HOUSTON — Two guys wedged up against the stagefront security gate just couldn't wait any longer. In a flurry of fists, they started the mosh pit 15 minutes before the Strokes even took the stage at the Verizon Wireless Theater on Sunday. Some beefy bouncers quickly broke up the melee, escorting one of the pugilists out of the pileup — head-first — and then toward the nearest "Exit" sign.
Poor guy. He was that close to seeing New York's brashest and boldest, but just couldn't keep his emotions under control. Thankfully, the same can be said about the Strokes' performance.

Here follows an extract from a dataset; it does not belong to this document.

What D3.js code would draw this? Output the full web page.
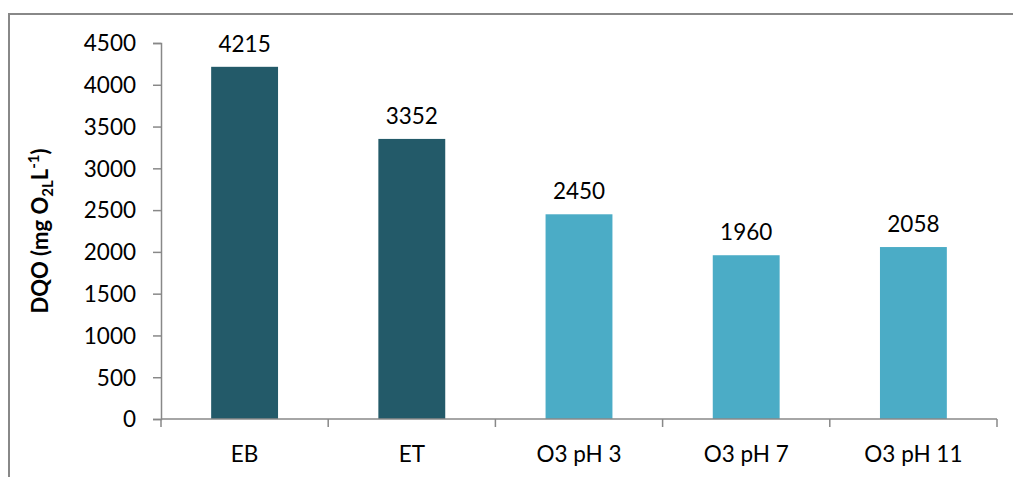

Back from a brief sojourn to Mexico City, the group made its way to the stage in near-darkness, the shadowy outlines of their Ramones-style shags and Hendrix afros acting as a physical precursor to the rock and roll history lesson their 80-minute, 20-song set would display. The bottles of Stoli and champagne lining Fabrizio Moretti's drum riser were the only props.
As the set kicked off with "The Way It Is," a blast of strobe lighting revealed singer Julian Casablancas in a black waist-length jacket. Guitarist Albert Hammond Jr. rocked a red crushed-velvet suit, while bassist Nikolai Fraiture and guitarist Nick Valensi were both clad in casual jeans and T-shirt road wear.
The set started off with characteristic Strokes cool. "I'm just gonna take my time," Casablancas said. "We're having fun here."
From the crashing opening chords of "I Can't Win" (nearly the same notes struck by the Beatles to open "A Hard Day's Night") to the snarling "New York City Cops," the Strokes didn't mess with a winning formula, playing the bulk of both albums, breaking formation only for a cover of the Clash's epic "Clampdown." The bubbling guitar skiffle of "Trying Your Luck" had fans up front gyrating like tuna struggling to break free from a net; on "Last Nite" Casablancas cuddled his mic stand like Frank Sinatra used to.
But the lid came off during "Alone, Together" as Casablancas' early reserve gave way to a full-throttled scream. Hammond fell backward and crawled on his knees, grabbing a new pick off of his amplifier with his teeth, all without missing a note.
Strokes songs are really just mid-tempo, midrange fun that touches on several rock and roll clichés. All the good ones.